Keeping Iran in that “box” is an existential concern for Israel, America’s friend and most important ally in the region. I have travelled to Israel, have family there, and am keenly aware of the unique security threats to Israel. I would not support the JCPOA if I thought it “paves the way” for an Iranian bomb as Israeli Prime Minister Netanyahu has argued in opposition to the deal. American military and intelligence officials believe Mr. Netanyahu is wrong, as do a vast number of pro-Israel defense experts and even prominent military and intelligence leaders within Israel.

As for non-proliferation, those most likely to pursue nuclear weapons if Iran got them—Saudi Arabia, Kuwait, Bahrain, UAE, Qatar and Oman—have all endorsed the JCPOA. That’s a key measure of confidence that we can prevent a nuclear arms race in the Middle East.

The JCPOA doesn’t change the Iranian regime’s brutal character or hostile agenda. This is a nuclear deal, not a political transformation. Just as we struck nuclear deals with the former Soviet Union while confronting their belligerence and aggression, we can and should do that with Iran. We should confront them on human rights and the outrageous imprisonment ofmy constituent Jason Rezaian, a Washington Post journalist who has been held for over 400 days on trumped-up charges. We should continue to confront their support for terrorist groups through sanctions, and confront their attempts to foment regional conflict by vigorously enforcing embargoes on advanced weaponry, interdicting arms shipments, renewing our commitment to Israel’s Qualitative Military Edge, and strengthening regional alliances.

But we should also use this 15-year period to build on diplomatic progress and negotiate a permanent nuclear deal. The U.S. and our allies must make clear that Iran will never be allowed to resume a nuclear weapons program. Our firm resolve, and the growing aspirations of younger, less radicalized Iranians who want to be part of the world economy rather than a nuclear pariah, are key factors for achieving a longer-term diplomatic solution.

If we reject the JCPOA, is a “better deal” possible? Probably not. Our allies have bluntly said they won’t participate in sanctions if the U.S. rejects the JCPOA. With no sanctions partners and an enormous loss of credibility for abandoning our own deal, we would be playing a much weaker hand going forward. It’s hard to imagine any deal in that scenario, much less the “better deal” JCPOA opponents wishfully describe.

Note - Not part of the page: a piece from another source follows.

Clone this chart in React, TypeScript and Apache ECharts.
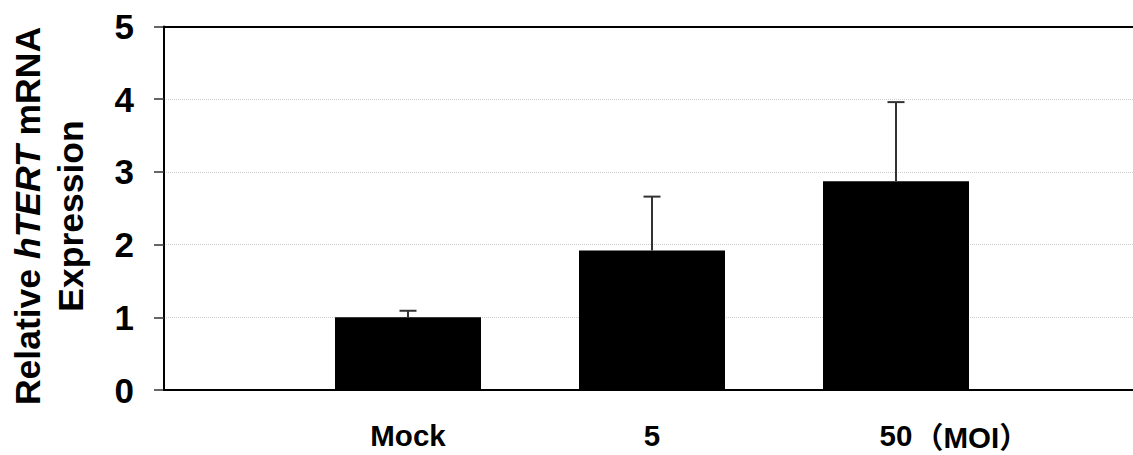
import React, { useEffect, useRef } from "react";
import * as echarts from "echarts";

const categories = ["", "Mock", "5", "50", ""];
const means = [null, 1.0, 1.92, 2.87, null];
const errors = [null, 0.09, 0.74, 1.09, null];
const yTicks = [0, 1, 2, 3, 4, 5];
const unitLabel = "（MOI）";

const FONT = "'Liberation Sans', Arial, Helvetica, sans-serif";

export default function App() {
  const ref = useRef<HTMLDivElement>(null);
  useEffect(() => {
    if (!ref.current) return;
    const chart = echarts.init(ref.current, undefined, { renderer: "svg" });
    const errData = categories
      .map((c, i) => (means[i] == null ? null : [i, means[i], errors[i]]))
      .filter((d) => d !== null);
    chart.setOption({
      animation: false,
      backgroundColor: "#ffffff",
      grid: {
        left: 164,
        top: 26.5,
        width: 976,
        height: 363.5,
        outerBoundsMode: "none",
        containLabel: false,
        show: false,
      },
      xAxis: [
        {
          type: "category",
          data: categories,
          boundaryGap: false,
          axisLine: { show: true, lineStyle: { color: "#000", width: 2 } },
          axisTick: { show: false },
          splitLine: { show: false },
          z: 5,
          axisLabel: {
            interval: 0,
            margin: 30,
            fontFamily: FONT,
            fontSize: 29.5,
            fontWeight: "bold",
            color: "#000",
          },
        },
        {
          type: "category",
          position: "top",
          data: categories,
          boundaryGap: false,
          axisLine: { show: true, lineStyle: { color: "#000", width: 2 } },
          axisTick: { show: false },
          axisLabel: { show: false },
          splitLine: { show: false },
          z: 5,
        },
      ],
      yAxis: {
        type: "value",
        min: yTicks[0],
        max: yTicks[yTicks.length - 1],
        interval: 1,
        axisLine: { show: true, lineStyle: { color: "#000", width: 2 } },
        axisTick: { show: true, inside: false, length: 10, lineStyle: { color: "#333", width: 1.5 } },
        splitLine: {
          show: true,
          showMinLine: false,
          showMaxLine: false,
          lineStyle: { color: "#ccc", type: "dotted", width: 1 },
        },
        axisLabel: {
          margin: 30,
          fontFamily: FONT,
          fontSize: 35,
          fontWeight: "bold",
          color: "#000",
        },
      },
      series: [
        {
          type: "bar",
          data: means,
          barWidth: 146,
          itemStyle: { color: "#000" },
          z: 2,
        },
        {
          type: "custom",
          data: errData,
          z: 3,
          renderItem: (params: any, api: any) => {
            const x = api.value(0);
            const m = api.value(1);
            const e = api.value(2);
            const base = api.coord([x, m]);
            const top = api.coord([x, m + e]);
            const half = 8.5;
            return {
              type: "group",
              children: [
                {
                  type: "line",
                  shape: { x1: base[0], y1: base[1], x2: top[0], y2: top[1] },
                  style: { stroke: "#333", lineWidth: 2 },
                },
                {
                  type: "line",
                  shape: { x1: top[0] - half, y1: top[1], x2: top[0] + half, y2: top[1] },
                  style: { stroke: "#333", lineWidth: 2 },
                },
              ],
            };
          },
        },
      ],
      graphic: [
        {
          type: "text",
          x: 28,
          y: 216,
          rotation: Math.PI / 2,
          style: {
            text: "{n|Relative }{i|hTERT}{n| mRNA}",
            align: "center",
            verticalAlign: "middle",
            rich: {
              n: { fontFamily: FONT, fontSize: 35.5, fontWeight: "bold", fill: "#000", color: "#000" },
              i: { fontFamily: FONT, fontSize: 35.5, fontWeight: "bold", fontStyle: "italic", fill: "#000", color: "#000" },
            },
          },
        },
        {
          type: "text",
          x: 71,
          y: 216,
          rotation: Math.PI / 2,
          style: {
            text: "Expression",
            align: "center",
            verticalAlign: "middle",
            fontFamily: FONT,
            fontSize: 35.5,
            fontWeight: "bold",
            fill: "#000",
          },
        },
        {
          type: "text",
          x: 914,
          y: 437,
          style: {
            text: unitLabel,
            align: "left",
            verticalAlign: "middle",
            fontFamily: FONT + ", 'Noto Sans CJK JP'",
            fontSize: 29.5,
            fontWeight: "bold",
            fill: "#000",
          },
        },
      ],
    });
    return () => chart.dispose();
  }, []);
  return (
    <div
      ref={ref}
      style={{ position: "fixed", left: 0, top: 0, width: 1133, height: 455, background: "#fff" }}
    />
  );
}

If a “better deal” isn’t achievable, the remaining option would be another very costly war. According to military leaders, destroying Iran’s nuclear facilities would require sustained bombing and given Iran’s formidable air defenses, casualties would be expected. The conflict could escalate into a broader war with unforeseeable consequences. The best case outcome: a two year setback for Iran’s nuclear program, during which time they would simply rebuild with heavier fortifications.

The JCPOA is not perfect, but it offers the most intelligent, effective path forward.

While struggling with this decision, the plight of my constituent Jason Rezaian has weighted heavily on me. I agree with the Obama administration that securing his release, along with three other innocent American prisoners, must remain separate from the nuclear deal. We cannot trade nuclear concessions as ransom. But I have conveyed to the President, Secretary Kerry, and other officials that we must press harder to bring these Americans home and I’ve received their assurances that will happen.

The whole world is evaluating Iran’s intentions and watching its actions. If Iran complies with its nuclear commitments in the months ahead, it can earn relief from nuclear sanctions and many countries and firms will consider whether Iran is safe and stable enough to do business there. Iran can show the world it respects the rule of law and human rights by releasing Jason and the other innocent Americans. I expect Iran to do this, and I’ll continue working with Jason’s family, administration officials and others to secure that outcome.